--- Begin Data lines ---

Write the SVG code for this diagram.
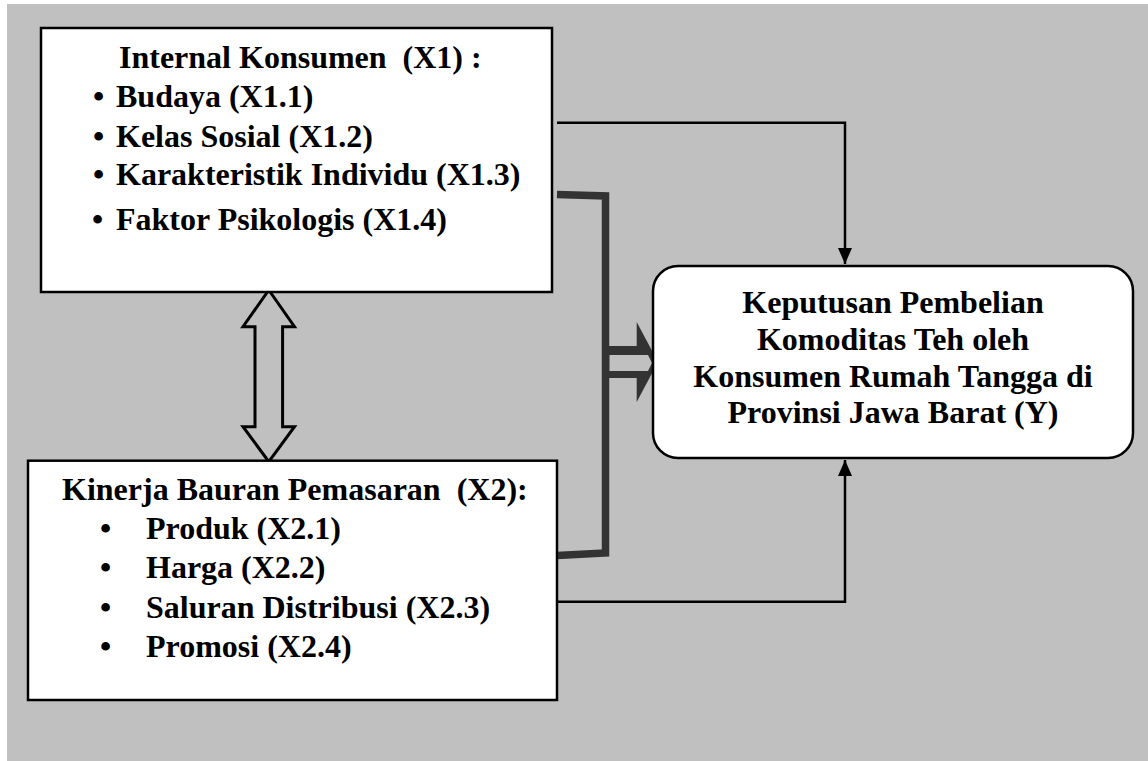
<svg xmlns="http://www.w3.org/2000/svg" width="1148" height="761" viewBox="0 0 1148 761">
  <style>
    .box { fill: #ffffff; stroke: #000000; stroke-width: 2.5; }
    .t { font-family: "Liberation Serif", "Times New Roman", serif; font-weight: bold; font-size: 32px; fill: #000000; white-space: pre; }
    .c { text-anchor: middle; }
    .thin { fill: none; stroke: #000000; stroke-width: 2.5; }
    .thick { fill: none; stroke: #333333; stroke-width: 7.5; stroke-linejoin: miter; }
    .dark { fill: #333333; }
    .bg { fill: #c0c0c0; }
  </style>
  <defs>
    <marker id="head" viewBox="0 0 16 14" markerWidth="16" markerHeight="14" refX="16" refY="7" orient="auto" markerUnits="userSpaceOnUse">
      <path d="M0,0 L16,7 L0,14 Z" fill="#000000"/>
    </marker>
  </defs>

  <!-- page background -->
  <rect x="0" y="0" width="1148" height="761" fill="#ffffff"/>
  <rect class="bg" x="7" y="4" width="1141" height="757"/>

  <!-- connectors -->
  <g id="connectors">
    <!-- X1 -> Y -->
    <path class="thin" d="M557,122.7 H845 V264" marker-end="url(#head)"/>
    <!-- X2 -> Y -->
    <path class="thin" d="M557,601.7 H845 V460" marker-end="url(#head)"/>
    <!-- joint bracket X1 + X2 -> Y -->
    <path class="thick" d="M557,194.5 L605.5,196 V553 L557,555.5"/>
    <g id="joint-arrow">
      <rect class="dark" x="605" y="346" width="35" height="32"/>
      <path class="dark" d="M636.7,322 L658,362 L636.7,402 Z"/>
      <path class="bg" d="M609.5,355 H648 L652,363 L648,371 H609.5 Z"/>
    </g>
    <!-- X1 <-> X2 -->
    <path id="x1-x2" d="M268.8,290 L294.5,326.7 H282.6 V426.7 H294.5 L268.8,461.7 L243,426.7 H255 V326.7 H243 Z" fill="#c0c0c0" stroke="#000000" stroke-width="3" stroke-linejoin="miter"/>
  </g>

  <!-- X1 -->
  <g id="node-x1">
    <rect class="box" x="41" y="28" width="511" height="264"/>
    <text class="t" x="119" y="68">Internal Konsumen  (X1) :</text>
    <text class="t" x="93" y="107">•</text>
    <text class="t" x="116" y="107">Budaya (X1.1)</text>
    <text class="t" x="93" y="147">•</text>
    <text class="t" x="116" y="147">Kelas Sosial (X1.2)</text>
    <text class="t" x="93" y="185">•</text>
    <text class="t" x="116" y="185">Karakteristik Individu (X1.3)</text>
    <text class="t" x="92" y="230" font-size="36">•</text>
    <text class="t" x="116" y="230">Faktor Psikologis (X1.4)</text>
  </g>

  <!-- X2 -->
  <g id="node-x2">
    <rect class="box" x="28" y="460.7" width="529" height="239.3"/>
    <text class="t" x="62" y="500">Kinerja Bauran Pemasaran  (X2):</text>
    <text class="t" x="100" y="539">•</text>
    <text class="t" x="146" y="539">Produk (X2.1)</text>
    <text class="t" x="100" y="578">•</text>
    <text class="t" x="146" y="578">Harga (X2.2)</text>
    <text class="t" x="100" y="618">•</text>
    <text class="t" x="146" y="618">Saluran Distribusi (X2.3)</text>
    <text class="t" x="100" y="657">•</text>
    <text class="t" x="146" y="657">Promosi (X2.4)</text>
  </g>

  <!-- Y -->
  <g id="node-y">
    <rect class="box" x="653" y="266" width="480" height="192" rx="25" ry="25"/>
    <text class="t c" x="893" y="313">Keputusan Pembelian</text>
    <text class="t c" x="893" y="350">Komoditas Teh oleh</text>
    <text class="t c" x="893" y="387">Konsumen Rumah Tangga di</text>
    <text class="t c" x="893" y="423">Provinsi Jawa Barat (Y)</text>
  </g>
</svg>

--- End Data lines ---

**Short problem:** Return the material word for word. Pictures are not part of the copy.

**Problem solution:**
Write the SVG code for this diagram.
<svg xmlns="http://www.w3.org/2000/svg" width="1148" height="761" viewBox="0 0 1148 761">
  <style>
    .box { fill: #ffffff; stroke: #000000; stroke-width: 2.5; }
    .t { font-family: "Liberation Serif", "Times New Roman", serif; font-weight: bold; font-size: 32px; fill: #000000; white-space: pre; }
    .c { text-anchor: middle; }
    .thin { fill: none; stroke: #000000; stroke-width: 2.5; }
    .thick { fill: none; stroke: #333333; stroke-width: 7.5; stroke-linejoin: miter; }
    .dark { fill: #333333; }
    .bg { fill: #c0c0c0; }
  </style>
  <defs>
    <marker id="head" viewBox="0 0 16 14" markerWidth="16" markerHeight="14" refX="16" refY="7" orient="auto" markerUnits="userSpaceOnUse">
      <path d="M0,0 L16,7 L0,14 Z" fill="#000000"/>
    </marker>
  </defs>

  <!-- page background -->
  <rect x="0" y="0" width="1148" height="761" fill="#ffffff"/>
  <rect class="bg" x="7" y="4" width="1141" height="757"/>

  <!-- connectors -->
  <g id="connectors">
    <!-- X1 -> Y -->
    <path class="thin" d="M557,122.7 H845 V264" marker-end="url(#head)"/>
    <!-- X2 -> Y -->
    <path class="thin" d="M557,601.7 H845 V460" marker-end="url(#head)"/>
    <!-- joint bracket X1 + X2 -> Y -->
    <path class="thick" d="M557,194.5 L605.5,196 V553 L557,555.5"/>
    <g id="joint-arrow">
      <rect class="dark" x="605" y="346" width="35" height="32"/>
      <path class="dark" d="M636.7,322 L658,362 L636.7,402 Z"/>
      <path class="bg" d="M609.5,355 H648 L652,363 L648,371 H609.5 Z"/>
    </g>
    <!-- X1 <-> X2 -->
    <path id="x1-x2" d="M268.8,290 L294.5,326.7 H282.6 V426.7 H294.5 L268.8,461.7 L243,426.7 H255 V326.7 H243 Z" fill="#c0c0c0" stroke="#000000" stroke-width="3" stroke-linejoin="miter"/>
  </g>

  <!-- X1 -->
  <g id="node-x1">
    <rect class="box" x="41" y="28" width="511" height="264"/>
    <text class="t" x="119" y="68">Internal Konsumen  (X1) :</text>
    <text class="t" x="93" y="107">•</text>
    <text class="t" x="116" y="107">Budaya (X1.1)</text>
    <text class="t" x="93" y="147">•</text>
    <text class="t" x="116" y="147">Kelas Sosial (X1.2)</text>
    <text class="t" x="93" y="185">•</text>
    <text class="t" x="116" y="185">Karakteristik Individu (X1.3)</text>
    <text class="t" x="92" y="230" font-size="36">•</text>
    <text class="t" x="116" y="230">Faktor Psikologis (X1.4)</text>
  </g>

  <!-- X2 -->
  <g id="node-x2">
    <rect class="box" x="28" y="460.7" width="529" height="239.3"/>
    <text class="t" x="62" y="500">Kinerja Bauran Pemasaran  (X2):</text>
    <text class="t" x="100" y="539">•</text>
    <text class="t" x="146" y="539">Produk (X2.1)</text>
    <text class="t" x="100" y="578">•</text>
    <text class="t" x="146" y="578">Harga (X2.2)</text>
    <text class="t" x="100" y="618">•</text>
    <text class="t" x="146" y="618">Saluran Distribusi (X2.3)</text>
    <text class="t" x="100" y="657">•</text>
    <text class="t" x="146" y="657">Promosi (X2.4)</text>
  </g>

  <!-- Y -->
  <g id="node-y">
    <rect class="box" x="653" y="266" width="480" height="192" rx="25" ry="25"/>
    <text class="t c" x="893" y="313">Keputusan Pembelian</text>
    <text class="t c" x="893" y="350">Komoditas Teh oleh</text>
    <text class="t c" x="893" y="387">Konsumen Rumah Tangga di</text>
    <text class="t c" x="893" y="423">Provinsi Jawa Barat (Y)</text>
  </g>
</svg>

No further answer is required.